Ces programmes ne sont pas transposables en France. Les directives européennes et le code des marchés publics interdisent la discrimination positive en faveur des PME.
Le droit communautaire permet toutefois de prévoir des dispositions en matière de sous-traitance, afin de favoriser l'accès des petites et moyennes entreprises aux marchés publics. Mais il n'existe pas de dispositions opérationnelles en ce sens dans les nouvelles directives elles-mêmes ; c'est donc aux Etats membres qu'il appartient de leur donner corps.
Nous l'avons fait dans l'ordonnance sur les contrats de partenariat public privé, qui a été rédigée en concertation avec les services de la Commission européenne. Nous avons, en effet, introduit une disposition concernant la part d'exécution du contrat que le candidat s'engage à confier à des petites et moyennes entreprises et à des artisans. C'est un premier pas.

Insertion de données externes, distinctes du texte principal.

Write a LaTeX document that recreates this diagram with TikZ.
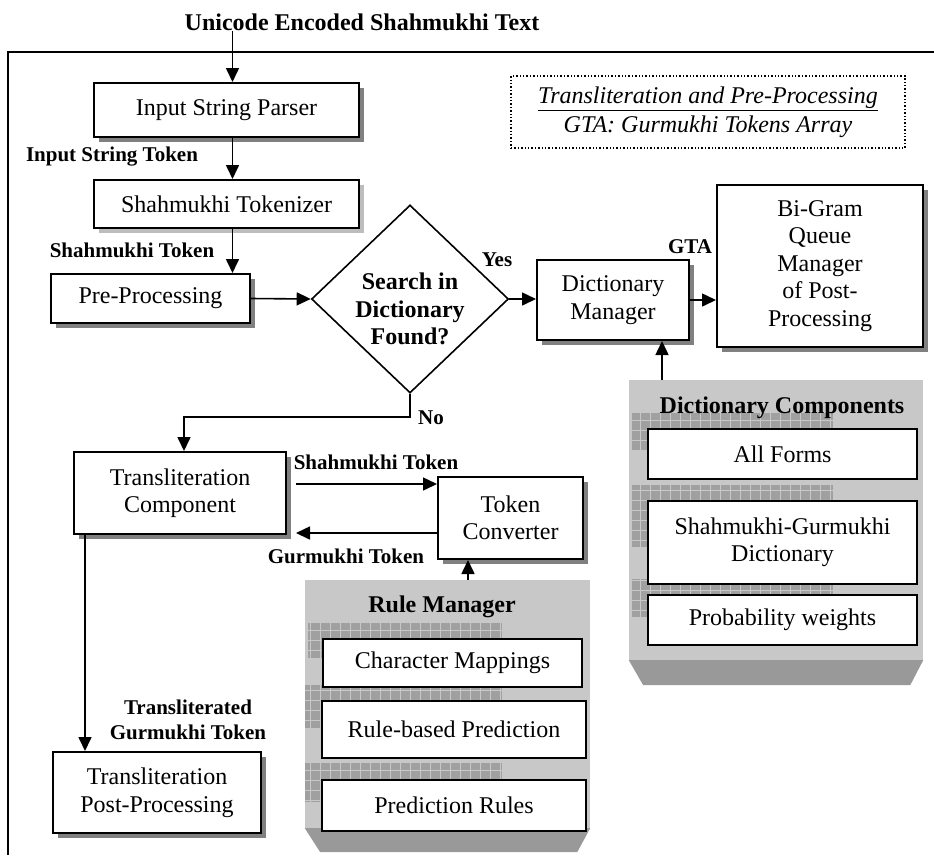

Nous le ferons de nouveau, en introduisant la même disposition dans le code des marchés publics, à la faveur de la transposition qui doit être conduite dans le droit français des nouvelles directives européennes sur les marchés publics.
Une mesure de discrimination positive en faveur des PME pose également problème au regard des dispositions de l'Accord plurilatéral sur les marchés publics, dans le cadre de l'OMC qui l'exclut expressément.
Toutefois, force est de constater que certaines parties à l'Accord ont maintenu l'exception à leurs engagements de "marchés réservés aux petites entreprises et aux entreprises détenues par des minorités". Dans le cadre de la révision actuellement en cours de cet accord, le statut d'une telle réserve aurait, à tout le moins, lieu d'être examiné au regard du principe de la réciprocité des engagements des parties.
Il n'est pas légitime que certaines parties, s'en tenant à la lettre du texte, s'interdisent toute initiative nationale pour favoriser l'accès des PME à la commande publique, tandis que d'autres n'entendent pas renoncer aux réserves qu'elles ont prises en la matière. Cette possibilité aurait donc lieu d'être étendue à l'ensemble des parties à la faveur de la révision actuelle de l'Accord.
Si le droit peut évoluer, il nous faut donc aujourd'hui privilégier une démarche volontariste des grands acheteurs en faveur des PME innovantes. La démarche de mobilisation positive, qui va être lancée à l'occasion de ce colloque, ne vise pas à discriminer les PME au détriment des grandes entreprises, mais à corriger les défaillances du marché qui pénalisent les PME. Elle permet d'élargir la concurrence en permettant à des entreprises dynamiques, réactives et porteuses de gains de compétitivité d'accéder aux marchés des grands comptes publics et privés.
Ce n'est donc pas une démarche contraignante, mais une démarche incitative. Elle vise à faire tomber les barrières qui limitent la concurrence et à aider les grands comptes à renforcer leurs relations avec les meilleures PME innovantes. Elle est proposée non seulement aux grands comptes publics, mais également aux grandes entreprises privées.
Je vous propose notamment de vous mobiliser autour d'un "Pacte PME", visant à mettre en place des programmes et des outils facilitant les relations avec les PME innovantes.
Ces programmes et outils devront permettre :
o d'informer les PME innovantes sur les commandes des grands comptes,
o d'inciter les grands comptes à faire appel aux PME innovantes et les aider à identifier celles qui peuvent répondre à leurs besoins,
o de sécuriser les achats effectués par les grands comptes auprès des PME innovantes : ainsi une réflexion doit aboutir en matière de garanties de qualité de l'offre et de garanties financières notamment.
o de développer les échanges de bonnes pratiques.
La nouvelle agence en charge des PME, qui regroupe l'ANVAR et la BDPME, contribuera à atteindre ces objectifs, tout en ayant un rôle d'animation et de mise en contact des partenaires.
Par ailleurs, pour que cette démarche puisse être poursuivie, ses résultats devront être connus : des indicateurs de résultats en matière d'accès des PME à la commande des grands comptes seront donc établis et publiés. A cet effet, un observatoire économique de l'achat public, prévu par le code des marchés publics, va être mis en place.
Ce programme est ambitieux, mais il est réalisable grâce à la volonté commune, qui s'exprime ici, de l'ensemble des partenaires publics et privés.
Au total, je veux souligner les effets bénéfiques de cette démarche de " mobilisation positive ". Elle prend en compte les intérêts de toutes les parties prenantes. Elle améliorera l'accès des PME innovantes aux grands comptes. Elle permettra aussi aux meilleures PME d'étendre leurs marchés et de se développer dans de bonnes conditions. Elle devrait donc contribuer significativement au progrès de la compétitivité de notre économie.